Заснула в лунном свете.

Дмитрий Лукичев (1878-1938), крестьянин-домовладелец в селе Вашки. Исполнял разные общественные должности: волостного выборного и волостного судьи, был помощником председателя и секретарем «пожарной вольной Дружины», председателем и казначеем в обществе потребителей многолавки, счетоводом в сельском кредитном товариществе; корреспондентом-наблюдателем Российского Гидрологического института.

7 января.

25 декабря (ст.ст.). Рождество Христово.

Продналог взыскан полностью со всего населения. С неплательщиков взыскан в двойном размере, и у некоторых лиц взяты коровы по постановлению ревтребунала за неуплату в срок продналога, не исключая и бедняков.

Невесело встречают праздник, в особенности бедняки, у которых не осталось хлеба после уплаты продналога.

Высшее счастье на земле — спокойное состояние духа.

Век живи и век учись.

Ищи прилежно истины.

Во всех делах и поступках спрашивайся у своей совести.

8 января. Существующие цены. Рожь 1 пуд. 300,000 рубл.

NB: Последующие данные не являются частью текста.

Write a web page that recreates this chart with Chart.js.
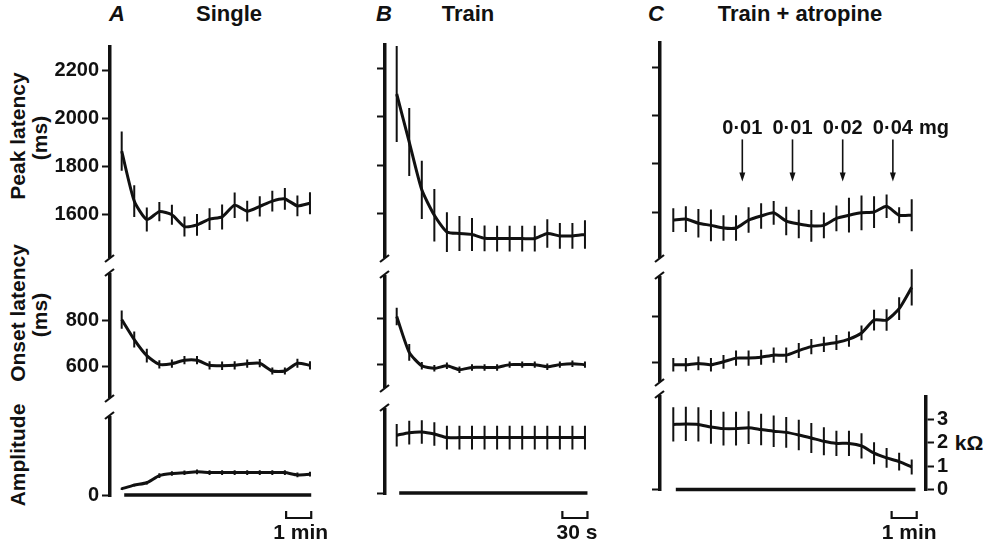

Самоусовершенствование ― Самоограничение.

Научись довольствоваться тем, что у тебя есть, и будь спокоен.

Вера Бунина (Муромцева, 1881-1961), жена И.А. Бунина, переводчица, мемуаристка.

7 января.

Никогда не бывает так тоскливо, как в наши русские праздники или в дни рождения и именины близких

Софья Дрыжакова (1872-1943), жена уездного врача и мать четырех сыновей.

7 января.

Побыла в церкви — вкусно пообедали — за вечерним чаем у Ник<итиных> ели фруктовый торт и разговаривали о «голоде». — В моем сердце не нашлось ни жалости, ни стыда… Я не отдала бы тот запас муки, что есть у меня, спрятанный под замком… Что отделило меня от той, что пять лет назад без колебаний отдала свои золотые украшения на первый призыв о помощи? И ни разу не пожалела… да, да, я помню, как отняли у меня все до коробки спичек, на что я, больная, могла бы достать себе молока… и я голодала, и никто не помог. — Жаль, жаль людей, но создавших этот голод и теперь все равно крадущих — нет, нет!!!

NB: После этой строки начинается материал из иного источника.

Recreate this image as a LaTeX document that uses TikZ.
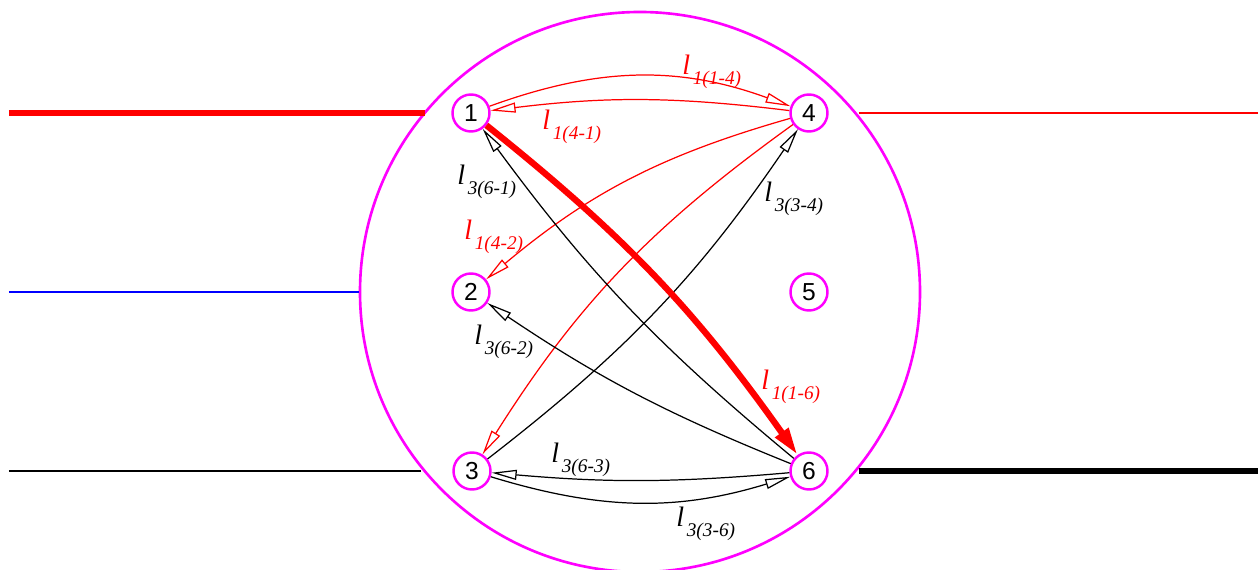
\documentclass[tikz,border=0pt]{standalone}
\usepackage{fontspec}
\setmainfont{Liberation Serif}
\setsansfont{Liberation Sans}
\usepackage{tikz}
\usetikzlibrary{arrows.meta,positioning}
\definecolor{mag}{RGB}{255,0,255}
\definecolor{lred}{RGB}{255,0,0}
\definecolor{lblue}{RGB}{0,0,255}
\newcommand{\lk}[2]{\textit{l}\hspace{1.5pt}\raisebox{-5.5pt}{\fontsize{11}{13}\selectfont\textit{#1(#2)}}}
\tikzset{
  bus/.style={circle,draw=mag,line width=1.5pt,minimum size=11.2cm,inner sep=0pt},
  pin/.style={circle,draw=mag,fill=white,line width=1.4pt,minimum size=0.74cm,inner sep=0pt,
    font=\sffamily\fontsize{14}{16}\selectfont},
  feed/.style={line width=0.7pt},
  heavy/.style={line width=3.8pt},
  lnk/.style={line width=0.7pt,-{Triangle[open,length=5mm,width=2mm]}},
  lnkmain/.style={lred,line width=3.6pt,-{Triangle[length=5.5mm,width=3mm]}},
  tag/.style={inner sep=0pt,anchor=base west,font=\fontsize{16}{18}\selectfont},
}

\begin{document}
\begin{tikzpicture}
  \useasboundingbox (0,0) rectangle (25.16,11.4);
  % ---------- substation and its six nodes ----------
  \node[bus] (bus) at (12.8,5.56) {};
  \node[pin] (n1) at (9.42,9.14) {1};
  \node[pin] (n4) at (16.18,9.14) {4};
  \node[pin] (n2) at (9.42,5.56) {2};
  \node[pin] (n5) at (16.18,5.56) {5};
  \node[pin] (n3) at (9.44,1.98) {3};
  \node[pin] (n6) at (16.18,1.98) {6};
  % ---------- feeders ----------
  \coordinate (inR) at (0.18,9.14);
  \coordinate (inB) at (0.18,5.56);
  \coordinate (inK) at (0.18,1.98);
  \coordinate (outR) at (25.16,9.14);
  \coordinate (outK) at (25.16,1.98);
  \draw[lred,heavy] (inR) -- (bus.140.3 |- inR);
  \draw[lblue,feed] (inB) -- (bus.west |- inB);
  \draw[feed] (inK) -- (bus.219.7 |- inK);
  \draw[lred,feed] (bus.39.7 |- outR) -- (outR);
  \draw[heavy] (bus.-39.7 |- outK) -- (outK);
  % ---------- links ----------
  \draw[lnk,lred] (n1) to[bend left=20] (n4);
  \draw[lnk,lred] (n4) to[bend right=7] (n1);
  \draw[lnk,lred] (n4) to[bend right=12] (n2);
  \draw[lnk,lred] (n4) to[bend right=11] (n3);
  \draw[lnk] (n6) to[bend left=7] (n1);
  \draw[lnk] (n3) to[bend right=9] (n4);
  \draw[lnk] (n6) to[bend left=6] (n2);
  \draw[lnk] (n6) to[bend left=5] (n3);
  \draw[lnk] (n3) to[bend right=17] (n6);
  \draw[lnkmain] (n1) to[bend left=8] (n6);
  % ---------- labels ----------
  \node[tag,lred] (t14) at (13.64,9.90) {\lk{1}{1-4}};
  \node[tag,lred] (t41) at (10.84,8.80) {\lk{1}{4-1}};
  \node[tag]      (t61) at (9.14,7.70)  {\lk{3}{6-1}};
  \node[tag,lred] (t42) at (9.28,6.60)  {\lk{1}{4-2}};
  \node[tag]      (t34) at (15.28,7.36) {\lk{3}{3-4}};
  \node[tag]      (t62) at (9.48,4.50)  {\lk{3}{6-2}};
  \node[tag,lred] (t16) at (15.22,3.60) {\lk{1}{1-6}};
  \node[tag]      (t63) at (11.02,2.14) {\lk{3}{6-3}};
  \node[tag]      (t36) at (13.52,0.86) {\lk{3}{3-6}};
\end{tikzpicture}
\end{document}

Дмитрий Скрынченко (1874-1947), богослов, журналист, историк, педагог.

8 января.

Вчера на празднике Рождества Христова был на обеде у директора женской гимназии Стевана Милованова, была еще наставница из нашей же гимназии. Обед прошел с соблюдением всех сербских обычаев, что мне очень нравится. Сначала дали по рюмке ракии, а перед самым обедом по чашечке подогретого красного вина. Блюда: суп, гусь с картофельным пюре, жареный поросенок, торт, кофе, «часница», в которой был запечен серебряный динар. Достался мне. Из-под скатерти тянули солому: у кого длиннее, тот дольше проживет. Гасили «божичну свечу» и напряженно глядели, в чью сторону склонится дымок: знак, что тот умрет в этом году. Дымок пошел кверху. После обеда был у сослуживицы Бояны Каракашевич, где с ее отцом секли калач. Отец (ныне покойный) говорил речь о России и наших страданиях.